The minimum wage in America is now between $8 – $15 an hour, and gas is anywhere from $3.3 – $4.2 a gallon depending on where and what type you get. I think it’s interesting that the minimum wage used to be 4X the amount of one gallon of gas. Now the gap has fallen to only ~3X as the cost of goods has surged faster than wage inflation.
It’s vital to grow your earnings faster than your costs, and increase that gap as wide as possible.
Being a millionaire isn't a ticket to mansions, yachts and caviar, as it once was, but the goal is more reachable than ever. According to Phoenix Marketing International, a firm that tracks the affluent market, 6.2% of U.S. households now have investable assets of $1 million or more.

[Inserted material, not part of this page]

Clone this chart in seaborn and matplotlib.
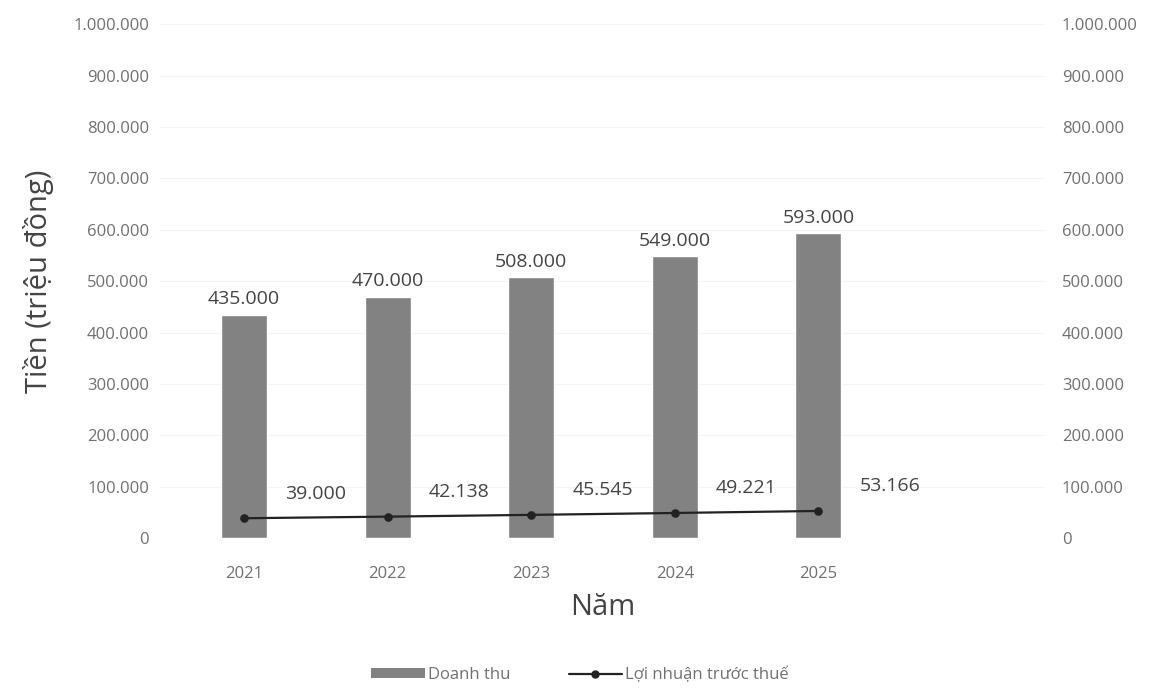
import numpy as np
import pandas as pd
import matplotlib
matplotlib.use("Agg")
import matplotlib.pyplot as plt
import seaborn as sns
from matplotlib.lines import Line2D
from matplotlib.patches import Patch
from matplotlib.ticker import FuncFormatter

# Data
years = ["2021", "2022", "2023", "2024", "2025"]
revenue = [435000, 470000, 508000, 549000, 593000]
profit = [39000, 42138, 45545, 49221, 53166]
revenue_labels = ["435.000", "470.000", "508.000", "549.000", "593.000"]
profit_labels = ["39.000", "42.138", "45.545", "49.221", "53.166"]

df = pd.DataFrame({"Năm": years, "Doanh thu": revenue, "Lợi nhuận trước thuế": profit})

sns.set_theme(style="white")
plt.rcParams["font.family"] = ["Open Sans", "DejaVu Sans"]

text_grey = "#707070"
bar_grey = "#828282"

fig = plt.figure(figsize=(11.6, 6.91), dpi=100)
ax = fig.add_axes([0.138, 0.221, 0.763, 0.744])

sns.barplot(data=df, x="Năm", y="Doanh thu", color=bar_grey, width=0.32,
            saturation=1, ax=ax)
sns.pointplot(data=df, x="Năm", y="Lợi nhuận trước thuế", color="#222222",
              markers="o", markersize=5, linewidth=1.6, ax=ax)

ax.set_ylim(0, 1000000)
ax.set_xlim(-0.585, 5.58)
ax.set_yticks(np.arange(0, 1000001, 100000))
fmt = FuncFormatter(lambda v, p: f"{int(v):,}".replace(",", "."))
ax.yaxis.set_major_formatter(fmt)
ax.yaxis.grid(True, color="#f4f4f4", linewidth=0.8)
ax.tick_params(axis="both", colors=text_grey, labelsize=12, length=0)
ax.tick_params(axis="y", pad=8)
ax.tick_params(axis="x", pad=20)
for s in ax.spines.values():
    s.set_visible(False)

# right axis with same ticks
ax2 = ax.twinx()
ax2.set_ylim(ax.get_ylim())
ax2.set_yticks(ax.get_yticks())
ax2.yaxis.set_major_formatter(fmt)
ax2.tick_params(axis="y", colors=text_grey, labelsize=12, length=0, pad=12)
for s in ax2.spines.values():
    s.set_visible(False)

# value labels
for i, (v, lab) in enumerate(zip(revenue, revenue_labels)):
    ax.text(i, v + 12000, lab, ha="center", va="bottom", fontsize=14, color="#444444")
for i, (v, lab) in enumerate(zip(profit, profit_labels)):
    ax.text(i + 0.5, v + 48000, lab, ha="center", va="center", fontsize=14, color="#444444")

ax.set_xlabel("Năm", fontsize=21, color="#444444", labelpad=8)
ax.set_ylabel("Tiền (triệu đồng)", fontsize=21, color="#444444", labelpad=14)

handles = [Patch(facecolor=bar_grey, edgecolor="none", label="Doanh thu"),
           Line2D([0], [0], color="#222222", marker="o", markersize=5, linewidth=1.6,
                  label="Lợi nhuận trước thuế")]
fig.legend(handles=handles, loc="lower center", bbox_to_anchor=(0.5, -0.01), ncol=2,
           frameon=False, fontsize=12, labelcolor=text_grey, handlelength=3.2,
           handleheight=0.5, handletextpad=0.2, columnspacing=3.5)

fig.savefig("out.png", dpi=100)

That's only one way to measure if someone's a millionaire, of course. A net worth of $1 million also qualifies; subtract liabilities, including mortgages and car loans, from assets, including home equity and retirement savings, to determine your net worth.
Either way, hitting the million-dollar mark is no small feat.
Being a millionaire is nice, but it’s not what it used to be. Shoot for a $3 million net worth if you’re going to shoot for millionaire status.
With a $3 million net worth and no government support at age 65, you can now spend a much more luxurious $120,000 a year or so until you run out of money in 25 years.